• 3Q4: Will Schutt

    The Sewanee Review

    04/2019

    Managing Editor Eric Smith spoke to Will Schutt about Italian-Swiss poet Fabio Pusterla, whose poems, translated by Schutt, appeared in our Spring 2019 issue. Schutt, author of the 2012 Yale Series of Younger Poets award-winning collection Westerly, discusses Pusterla’s poetic lineage, ambulation in poetry, and the effect of translation on his own work.


         

     
    SR: Situate for us Fabio Pusterla’s work: in the larger context of Italian literature, but also within his own circumstances as someone born in, and living and working on, the border between Switzerland and northern Italy. Do you see the circumstances of his life putting pressure of any kind on his work?
     
    WS: I feel funny “situating” Pusterla; should the translator always have the last word? But here goes: Pusterla is a major contemporary poet in Italy. He has written eight books of poetry and a few collections of essays, and he has also translated several volumes of poetry from the French and Portuguese, in particular the work of the Francophone Swiss poet Philippe Jaccottet.

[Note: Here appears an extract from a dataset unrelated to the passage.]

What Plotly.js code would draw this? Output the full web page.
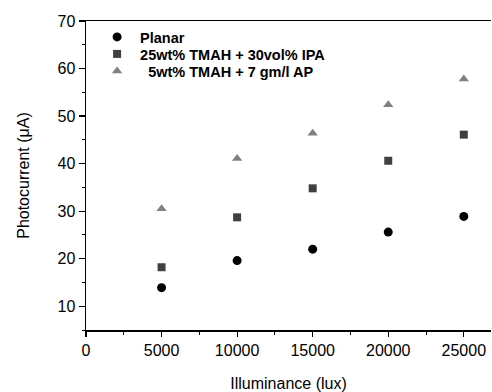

    On the one hand, you can trace a lineage to northern Italian and Swiss poets such as Eugenio Montale, Giorgio Orelli, and Vittorio Sereni. There is a tendency in Pusterla’s poetry to focus on humble things—and humble lives—that recalls the early twentieth-century poet Giovanni Pascoli. Like Pascoli and Montale, Pusterla takes great pleasure in naming the natural world: screes, copal, catchfly. While the emotional sources of his poems can be hard to pin down, the landscape they inhabit is almost invariably the austere Swiss Alps.

    On the other hand, his idiom is modern and his subjects usually of global concern. He writes about environmental degradation, consumerism, media saturation, and life on the abrupt edge—to get to the second half of your question, and borrow a wonderful phrase used by ornithologists and more richly adopted by the late Stanley Plumly to think about poetry. I believe the circumstances of his life, living on the border between Switzerland and Italy, provide Pusterla with one way to explore ideas about marginality, social purpose, and mainstream culture in the twenty-first century.
     
    SR: What is it about Pusterla's work—or these poems, which appear in one of his more recent collections, Argéman—that asked (maybe demanded) to be translated?
     
    WS: I love Fabio’s range of tone. He can be mordant and tender, public and intimate, restrained and outraged, sometimes all in the same poem. That variety is on display in both poems that appear in the Sewanee Review; in, for instance, the surprising contrast between the children’s games and the turn-on-a-dime rebuke from the woman in “History of the Language.” The poem starts local and ends historical.

    Fabio is a great walker. At least many of his poems give me the impression he is. They don’t rush off with a specific purpose yet brave their environment, and gradually arrive at something that feels like a lucked-into destination. In Fabio’s prose poem “Fog,” this apparent aimlessness, alluded to in the title, dictates the form and becomes, paradoxically, its center of gravity. The poem is deeply aware of what it means to be at the mercy of the right margin: the dangers inherent in jumping the fence, the dangers inherent in demanding more than your fair share.  
     
    SR: You're a poet yourself; what kinds of pressure does translating the work of another poet put on your work, or your practice?
     
    WS: You like the word pressure! Translation in that sense doesn’t feel like pressure; it is a relief from writing my own poems. I’m also grateful for the opportunity it affords to sidestep the atmosphere of the current moment in American poetry. Or rather, to think about the current moment in American poetry, and how it departs from and/or mirrors the larger concerns of poetry in general. More importantly—and plenty of other people have said this before me, but it holds water—translating necessitates reading deeply, necessitates dwelling on another poet’s choices: their tone, their diction, their syntax, their line breaks. And then gradually you begin translating, which is to say, writing your own poem out of that poem, because the target language always has other designs and demands that you must respond to. I’m sure that has had an effect on my own practice. It has probably slowed me down. Translation also reminds me of the value of clarity in poetry—even when your poems wander in a fog.